Steiner and Snyder had attended a national urban forestry conference in Washington, D.C., just prior to Sept. 11, and the people they met there began planting trees soon after Snyder's death.
Steiner has kept many of the e-mailed notices about the plantings. She read from one that was sent by the Tree Musketeers of El Segundo, Calif.:
"I think it is safe to say that all of us are aching for a way to respond and be part of America's recovery."
Steiner doesn't think this will stop any time soon.
"It is something you know she would love," she said. "Chris loved trees more than anything and wanted people to understand the beauty and importance of them."
The trees on Magic Island were planted in November by 240 volunteers. It was the second half of a project begun several years ago when Snyder planted trees on the Diamond Head side, Steiner said.
Snyder had said she would begin organizing the project when she returned from Washington, D.C.
"We did it for her," Steiner said. "We knew that was what she really wanted."
The Outdoor Circle planted 75 trees on the 'Ewa side of the island.
"It's just beautiful," she said. "It has changed the face of Magic Island."
But there are smaller tributes, individual trees in unlikely places such as outside the 'Aikahi Park fire station, where the Kane'ohe Outdoor Circle planted a pua kenikeni tree.
This was Snyder's neighborhood, Steiner said, so it seemed a fitting place for a new tree.

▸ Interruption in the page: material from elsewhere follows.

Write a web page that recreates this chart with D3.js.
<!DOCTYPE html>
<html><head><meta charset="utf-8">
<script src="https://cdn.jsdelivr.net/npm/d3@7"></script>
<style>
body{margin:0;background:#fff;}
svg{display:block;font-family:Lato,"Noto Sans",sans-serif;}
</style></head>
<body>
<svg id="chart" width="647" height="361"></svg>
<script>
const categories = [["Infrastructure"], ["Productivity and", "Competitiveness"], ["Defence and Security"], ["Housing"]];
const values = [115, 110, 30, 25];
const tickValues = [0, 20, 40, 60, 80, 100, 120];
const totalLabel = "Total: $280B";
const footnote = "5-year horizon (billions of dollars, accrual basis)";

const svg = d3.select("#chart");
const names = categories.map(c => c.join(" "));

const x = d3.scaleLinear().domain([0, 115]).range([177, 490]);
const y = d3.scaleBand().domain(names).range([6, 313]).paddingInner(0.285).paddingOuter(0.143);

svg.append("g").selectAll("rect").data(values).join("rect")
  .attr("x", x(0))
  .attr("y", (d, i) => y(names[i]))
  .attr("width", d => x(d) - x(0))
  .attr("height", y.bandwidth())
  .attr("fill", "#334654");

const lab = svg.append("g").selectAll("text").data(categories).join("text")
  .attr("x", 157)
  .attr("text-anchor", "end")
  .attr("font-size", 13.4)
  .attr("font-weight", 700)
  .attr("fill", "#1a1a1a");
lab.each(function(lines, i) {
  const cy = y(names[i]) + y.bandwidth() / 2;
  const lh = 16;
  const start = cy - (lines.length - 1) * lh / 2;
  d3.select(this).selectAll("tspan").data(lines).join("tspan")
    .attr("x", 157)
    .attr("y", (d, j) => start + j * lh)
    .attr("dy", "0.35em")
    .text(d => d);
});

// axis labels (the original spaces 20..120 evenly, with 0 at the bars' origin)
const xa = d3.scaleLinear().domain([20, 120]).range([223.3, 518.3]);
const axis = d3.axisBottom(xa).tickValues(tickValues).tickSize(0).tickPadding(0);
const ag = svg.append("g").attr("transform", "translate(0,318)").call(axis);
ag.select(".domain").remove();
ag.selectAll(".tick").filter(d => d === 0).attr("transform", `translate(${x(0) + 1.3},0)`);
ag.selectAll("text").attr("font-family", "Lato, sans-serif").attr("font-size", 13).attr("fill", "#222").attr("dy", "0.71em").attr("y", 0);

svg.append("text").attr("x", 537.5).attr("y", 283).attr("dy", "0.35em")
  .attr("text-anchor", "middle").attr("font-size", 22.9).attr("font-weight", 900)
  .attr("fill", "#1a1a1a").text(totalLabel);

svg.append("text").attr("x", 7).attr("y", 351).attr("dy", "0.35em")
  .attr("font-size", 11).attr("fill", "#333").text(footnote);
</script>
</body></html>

The firefighters have been taking care of it with special fertilizer.
"It fits nicely," said firefighter David Jenkins. "It looks like it will do well."
Some of them see it and are reminded of what happened on Sept. 11, and some of them see only a beautiful tree, he said.
Firefighter Tyson Ikehara, who joined the station in October, agrees.
"It's a reminder whenever I see it," Ikehara said. "It makes you think."
Like Jenkins, he didn't know Snyder.
But he likes the tree.
Christine Snyder probably wouldn't mind.